A Decline in U.S. Consumer Borrowing in November

A Decline in U.S. Consumer Borrowing in November

A decline in U.S. Consumer Borrowing in November: Consumer borrowing in the U.S. slowed in November 2024,
with total credit balances dropping to $5.1 trillion.
This marks the first decline since March 2024 and the largest since August 2023 (-4.25%).

 

Content

Decline in U.S. Consumer Borrowing
Inflation Shows Little Progress
Canadian Oil Imports

 

 

 

 


Decline in U.S. Consumer Borrowing in November Amid Falling Revolving Credit

Consumer borrowing in the U.S. slowed in November 2024,
with total credit balances dropping to $5.1 trillion.
This marks the first decline since March 2024 and the largest since August 2023 (-4.25%).

According to Federal Reserve data released on Wednesday,
consumer credit decreased by $7.5 billion, or 1.8% year-on-year,
following a 4.1% increase in October, contrary to forecasts of a $10.3 billion rise.

Revolving credit, such as credit card debt, fell by 12% year-on-year to $1.359 trillion,
compared to a 13.4% rise in October.
Meanwhile, non-revolving credit, including auto and student loans,
rose by 2% year-on-year to $3.743 trillion,
accelerating from a 0.7% increase in the previous month.

 

Janet Yellen: Inflation Shows Little Progress, U.S. Job Market Remains Stable

Outgoing U.S. Treasury Secretary Janet Yellen stated
that inflation in the United States has not made significant progress over the past two months,
emphasizing the need for cautious and sustainable fiscal and monetary policy responses.

In an interview with CNBC, Yellen noted that the U.S. job market remains stable despite noticeable slowdowns.
She attributed inflation largely to supply shortages,
while pandemic-related spending had only a limited and inconclusive impact on price increases.

Regarding fixed-income markets,
Yellen highlighted that term premiums are returning to normal levels
and stressed the importance of aligning U.S. fiscal policy with long-term economic stability.
She also mentioned that recent economic data suggests interest rates may rise higher than anticipated,
necessitating close monitoring of market developments.

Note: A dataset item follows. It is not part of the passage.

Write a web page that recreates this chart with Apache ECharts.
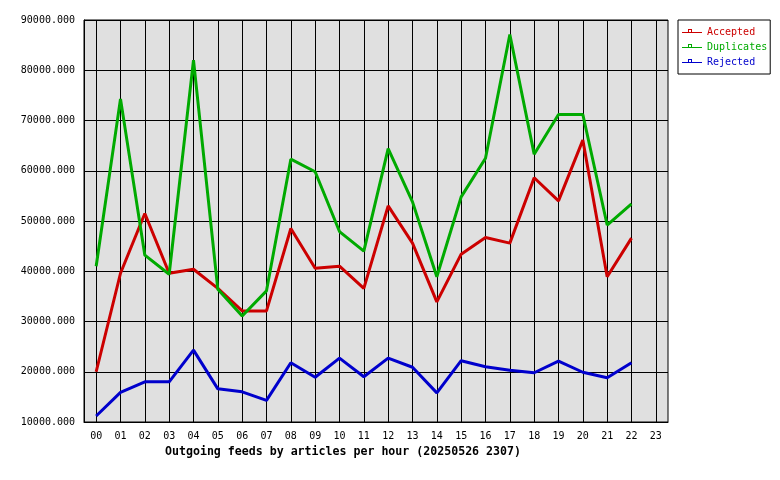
<!DOCTYPE html>
<html>
    <head>
        <meta charset="utf-8">
        <title>Outgoing feeds</title>
        <script src="https://cdn.jsdelivr.net/npm/echarts@6/dist/echarts.min.js"></script>
        <style>
            html, body { margin: 0; padding: 0; background: #fff; }
            #chart1 { width: 780px; height: 480px; }
        </style>
    </head>
    <body>
        <div id="chart1"></div>
        <script>
            // hours on the x axis
            var hours = ['00','01','02','03','04','05','06','07','08','09','10','11',
                         '12','13','14','15','16','17','18','19','20','21','22','23'];
            // articles per hour (hour 23 has no data yet)
            var accepted = [20000, 39600, 51500, 39600, 40400, 36600, 32100, 32100, 48500, 40600, 41000, 36600,
                            53000, 45600, 33900, 43400, 46700, 45600, 58600, 54000, 66100, 38900, 46600, null];
            var duplicates = [41000, 74300, 43200, 39400, 82000, 36400, 31100, 36100, 62300, 59800, 47900, 44000,
                              64400, 53800, 38900, 54800, 62500, 87100, 63300, 71200, 71200, 49200, 53400, null];
            var rejected = [11200, 15900, 18000, 18000, 24300, 16600, 16000, 14300, 21800, 18900, 22700, 19000,
                            22700, 20900, 15800, 22200, 21000, 20300, 19800, 22100, 19900, 18800, 21800, null];
            var seriesNames = ['Accepted', 'Duplicates', 'Rejected'];
            var seriesColors = ['#cc0000', '#00aa00', '#0000cc'];

            var mono = 'DejaVu Sans Mono';
            // legend icon: thin line with a small hollow square sitting on it (20x10 box)
            var legendIcon = 'path://M0,0M0,5h20v1h-20zM6,2h4v4h-4zM7,3v2h2v-2zM20,10';

            var myChart = echarts.init(document.getElementById('chart1'));

            function line(name, data, color) {
                return {
                    name: name,
                    type: 'line',
                    data: data,
                    symbol: 'none',
                    showSymbol: false,
                    animation: false,
                    lineStyle: { color: color, width: 3 },
                    itemStyle: { color: color }
                };
            }

            myChart.setOption({
                animation: false,
                title: {
                    text: 'Outgoing feeds by articles per hour (20250526 2307)',
                    left: 165,
                    top: 446,
                    padding: 0,
                    textStyle: { fontFamily: mono, fontWeight: 'bold', fontSize: 11.6, color: '#000' }
                },
                legend: {
                    orient: 'vertical',
                    left: 678,
                    top: 20,
                    padding: [7, 3, 7, 4],
                    itemWidth: 20,
                    itemHeight: 10,
                    itemGap: 5,
                    borderColor: '#000',
                    borderWidth: 1,
                    borderRadius: 0,
                    itemStyle: { borderWidth: 0 },
                    textStyle: { fontFamily: mono, fontSize: 10 },
                    data: seriesNames.map(function (n, i) {
                        return { name: n, icon: legendIcon, textStyle: { color: seriesColors[i] } };
                    })
                },
                grid: {
                    left: 84,
                    top: 20,
                    width: 584,
                    height: 402,
                    outerBoundsMode: 'none',
                    show: true,
                    backgroundColor: '#e0e0e0',
                    borderColor: '#000',
                    borderWidth: 1
                },
                xAxis: {
                    type: 'category',
                    data: hours,
                    boundaryGap: true,
                    axisLine: { lineStyle: { color: '#000', width: 1 } },
                    axisTick: { show: false, alignWithLabel: true },
                    axisLabel: { fontFamily: mono, fontSize: 10, color: '#000', margin: 9, interval: 0 },
                    splitLine: { show: true, alignWithLabel: true, interval: 0, lineStyle: { color: '#000', width: 1 } }
                },
                yAxis: {
                    type: 'value',
                    min: 10000,
                    max: 90000,
                    interval: 10000,
                    axisLine: { show: true, lineStyle: { color: '#000', width: 1 } },
                    axisTick: { show: false },
                    axisLabel: {
                        fontFamily: mono, fontSize: 10, color: '#000', margin: 9,
                        formatter: function (v) { return v.toFixed(3); }
                    },
                    splitLine: { show: true, lineStyle: { color: '#000', width: 1 } }
                },
                series: [
                    line(seriesNames[0], accepted, seriesColors[0]),
                    line(seriesNames[1], duplicates, seriesColors[1]),
                    line(seriesNames[2], rejected, seriesColors[2])
                ]
            });
        </script>
    </body>
</html>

Yellen also emphasized the importance of responsibly handling expiring tax cuts,
warning that defunding the IRS could increase the federal deficit by $800 billion.
She underscored the need for balanced financial decisions to maintain economic stability.

 

 

 

 

Record High Canadian Oil Imports to the U.S. Ahead of Trump Presidency

According to the U.S. Energy Information Administration,
U.S. imports of Canadian oil reached a record high last week,
hitting 4.42 million barrels daily for the week ending January 3.

This surge comes just weeks before President-elect Donald Trump assumes office on January 20,
amid expectations of stricter tariffs on oil imports as part of his promises to secure the U.S.-Canada border.